Schwäbische Zeitung (Laupheim)
EU stärkt Polens Richter
EuGH: Justizreform war unrechtmäßig
LUXEMBURG (dpa) - Wegen seiner umstrittenen Justizreform hat Polen eine klare Niederlage vor dem Europäischen Gerichtshof kassiert. Die Zwangspensionierung oberster Richter verstößt nach einem Urteil vom Montag gegen EU-Recht. Sie sei durch kein legitimes Ziel gerechtfertigt und beeinträchtige den Grundsatz der richterlichen Unabsetzbarkeit, befanden die Luxemburger Richter (Rechtssache C 619/18). Diese Unabsetzbarkeit sei untrennbar mit der Unabhängigkeit der Richter verknüpft.
Polens Regierung hatte die Regel bereits im November 2018 nach einer Eilentscheidung des EuGH aufgehoben. Konkret geht es um jenes Gesetz, mit dem die nationalkonservative Regierungspartei Recht und Gerechtigkeit PiS das Renteneintrittsalter oberster Richter von 70 auf 65 Jahre gesenkt hatte. Die Reform gab dem Präsidenten außerdem das Recht, die Amtszeit nach eigenem Ermessen zu verlängern.
Kritiker werfen der Regierung vor, sie wolle mit der Reform missliebige Richter loswerden. Mehr als 20 Juristen waren zwischenzeitlich in den Ruhestand geschickt worden.

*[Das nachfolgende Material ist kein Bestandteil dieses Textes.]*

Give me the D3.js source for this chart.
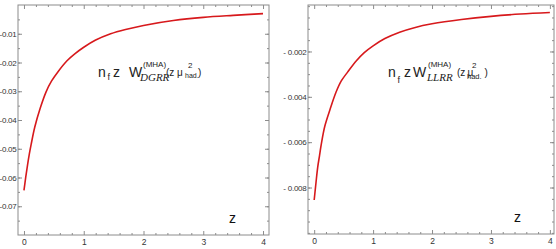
<!DOCTYPE html>
<html>
<head>
<meta charset="utf-8">
<script src="https://cdnjs.cloudflare.com/ajax/libs/d3/7.8.5/d3.min.js"></script>
<style>
  body { margin: 0; background: #fff; }
  svg { display: block; }
  .tick text { font-family: "Liberation Sans", Arial, sans-serif; fill: #333; }
  .tick line { stroke: #8c8c8c; }
  .domain { display: none; }
</style>
</head>
<body>
<div id="chart"></div>
<script>
// values
var zValues = [0, 0.03, 0.06, 0.09, 0.12, 0.18, 0.27, 0.37, 0.46, 0.57, 0.72, 0.85, 1.0, 1.2, 1.45, 1.7, 2.0, 2.5, 3.0, 3.5, 4.0];
var dgrrValues = [-0.0645, -0.0598, -0.0556, -0.0518, -0.0485, -0.0425, -0.0360, -0.0302, -0.0265, -0.0232, -0.0194, -0.0170, -0.0147, -0.0122, -0.0100, -0.0085, -0.0071, -0.0054, -0.0043, -0.0036, -0.0030];
var llrrValues = [-0.00855, -0.0078, -0.0071, -0.0066, -0.0061, -0.0053, -0.00455, -0.0038, -0.0033, -0.0029, -0.00240, -0.00205, -0.00175, -0.00143, -0.00115, -0.00095, -0.00078, -0.00059, -0.00045, -0.00035, -0.00028];
var xTicks = [0, 1, 2, 3, 4];
var dgrrTicks = [-0.07, -0.06, -0.05, -0.04, -0.03, -0.02, -0.01];
var llrrTicks = [-0.008, -0.006, -0.004, -0.002];

var width = 556, height = 249;

var svg = d3.select("#chart").append("svg")
    .attr("width", width)
    .attr("height", height);

function drawPanel(cfg) {
    var x = d3.scaleLinear().domain(cfg.xDomain).range([cfg.left, cfg.right]);
    var y = d3.scaleLinear().domain(cfg.yDomain).range([cfg.bottom, cfg.top]);
    var g = svg.append("g");

    var xMinor = d3.range(0, 4.01, 0.2).filter(function(d) { return Math.abs(d - Math.round(d)) > 0.01; });
    var yMinor = d3.range(cfg.yDomain[0], cfg.yDomain[1], cfg.minorStep)
        .map(function(d) { return Math.round(d / cfg.minorStep) * cfg.minorStep; })
        .filter(function(d) { return y(d) > cfg.top + 1 && y(d) < cfg.bottom - 1; });

    // major ticks with labels
    g.append("g")
        .attr("transform", "translate(0," + cfg.bottom + ")")
        .call(d3.axisBottom(x).tickValues(xTicks).tickSize(-4).tickPadding(4).tickFormat(d3.format("d")))
        .selectAll("text").style("font-size", "8.5px");
    g.append("g")
        .attr("transform", "translate(" + cfg.left + ",0)")
        .call(d3.axisLeft(y).tickValues(cfg.yTicks).tickSize(-4).tickPadding(1.5).tickFormat(cfg.format))
        .selectAll("text").style("font-size", "8px").style("letter-spacing", "-0.25px");

    // mirrored ticks on top and right
    g.append("g")
        .attr("transform", "translate(0," + cfg.top + ")")
        .call(d3.axisTop(x).tickValues(xTicks).tickSize(-4).tickFormat(""));
    g.append("g")
        .attr("transform", "translate(" + cfg.right + ",0)")
        .call(d3.axisRight(y).tickValues(cfg.yTicks).tickSize(-4).tickFormat(""));

    // minor ticks
    [["bottom", cfg.bottom], ["top", cfg.top]].forEach(function(p) {
        var ax = p[0] === "bottom" ? d3.axisBottom(x) : d3.axisTop(x);
        g.append("g")
            .attr("transform", "translate(0," + p[1] + ")")
            .call(ax.tickValues(xMinor).tickSize(-2).tickFormat(""));
    });
    [["left", cfg.left], ["right", cfg.right]].forEach(function(p) {
        var ax = p[0] === "left" ? d3.axisLeft(y) : d3.axisRight(y);
        g.append("g")
            .attr("transform", "translate(" + p[1] + ",0)")
            .call(ax.tickValues(yMinor).tickSize(-2).tickFormat(""));
    });

    g.append("rect")
        .attr("x", cfg.left)
        .attr("y", cfg.top)
        .attr("width", cfg.right - cfg.left)
        .attr("height", cfg.bottom - cfg.top)
        .attr("fill", "none")
        .attr("stroke", "#8c8c8c")
        .attr("stroke-width", 1);

    var line = d3.line()
        .x(function(d, i) { return x(zValues[i]); })
        .y(function(d) { return y(d); })
        .curve(d3.curveCatmullRom.alpha(0.5));

    g.append("path")
        .attr("d", line(cfg.values))
        .attr("fill", "none")
        .attr("stroke", "#d7191c")
        .attr("stroke-width", 1.6);

    g.append("text")
        .attr("x", cfg.zLabel[0])
        .attr("y", cfg.zLabel[1])
        .attr("font-family", "Liberation Sans, Arial, sans-serif")
        .attr("font-size", 14)
        .attr("fill", "#111")
        .text("z");

    // annotation pieces
    cfg.label.forEach(function(p) {
        g.append("text")
            .attr("x", p.x)
            .attr("y", p.y)
            .attr("font-family", p.serif ? "Liberation Serif, Times New Roman, serif" : "Liberation Sans, Arial, sans-serif")
            .attr("font-style", p.serif ? "italic" : "normal")
            .attr("font-size", p.size)
            .attr("fill", "#222")
            .text(p.t);
    });
}

drawPanel({
    left: 18, right: 269, top: 5, bottom: 235,
    xDomain: [-0.1, 4.1],
    yDomain: [-0.08, 0],
    yTicks: dgrrTicks,
    minorStep: 0.005,
    format: function(d) { return d.toFixed(2); },
    values: dgrrValues,
    zLabel: [229, 223],
    label: [
        {t: "n", x: 98, y: 77, size: 14},
        {t: "f", x: 107.5, y: 80, size: 9},
        {t: "z", x: 113, y: 77, size: 14},
        {t: "W", x: 129, y: 77, size: 14},
        {t: "(MHA)", x: 143, y: 66.5, size: 8},
        {t: "DGRR", x: 140, y: 81, size: 11, serif: true},
        {t: "(z \u03bc", x: 166, y: 76, size: 10},
        {t: "2", x: 188, y: 68, size: 8},
        {t: "had.", x: 185, y: 78, size: 7},
        {t: ")", x: 198, y: 76, size: 10}
    ]
});

drawPanel({
    left: 308, right: 554, top: 5, bottom: 234,
    xDomain: [-0.105, 4.07],
    yDomain: [-0.01005, 0.00005],
    yTicks: llrrTicks,
    minorStep: 0.0005,
    format: function(d) { return "- " + Math.abs(d).toFixed(3); },
    values: llrrValues,
    zLabel: [514, 222],
    label: [
        {t: "n", x: 388, y: 77, size: 14},
        {t: "f", x: 397.5, y: 83, size: 9},
        {t: "z", x: 404, y: 77, size: 14},
        {t: "W", x: 413, y: 77, size: 14},
        {t: "(MHA)", x: 428, y: 66.5, size: 8},
        {t: "LLRR", x: 427, y: 81, size: 11, serif: true},
        {t: "(z", x: 457, y: 76, size: 10},
        {t: "\u03bc", x: 467.5, y: 76, size: 10},
        {t: "2", x: 472, y: 68, size: 8},
        {t: "had.", x: 467, y: 78.5, size: 7.5},
        {t: ")", x: 484.5, y: 76, size: 10}
    ]
});
</script>
</body>
</html>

Die Richter argumentieren, das EU-Recht beruhe darauf, dass alle Staaten gemeinsame Werte wie Rechtsstaatlichkeit teilten. Daraus resultiere gegenseitiges Vertrauen. Grundsätzlich sei die Justiz zwar eine nationale Angelegenheit, nach EU-Recht müssten alle Staaten aber einen wirksamen gerichtlichen Rechtsschutz gewährleisten. Dafür sei die Unabhängigkeit von Richtern grundlegend.
Das polnische Außenministerium zeigte sich nach dem Richterspruch gelassen: „Das Urteil erfordert keine Gesetzesänderungen, da alle Vorwürfe der Kommission bereits bei der Reform zum Obersten Gericht vom 21. November 2018 berücksichtigt wurden“, teilte das Ministerium der Deutschen Presse-Agentur mit.
Das Oberste Gericht in Warschau sprach dem Urteil für Polen und die EU dagegen eine „große Bedeutung“zu. Es werde ähnlichen Ideen der Regierenden im Land zuvorkommen, sagte Gerichtssprecher Richter Michal Laskowki. „Auch auf EU-Ebene wird das Urteil hoffentlich ein Fingerzeig sein, dass es so nicht geht“, sagte er.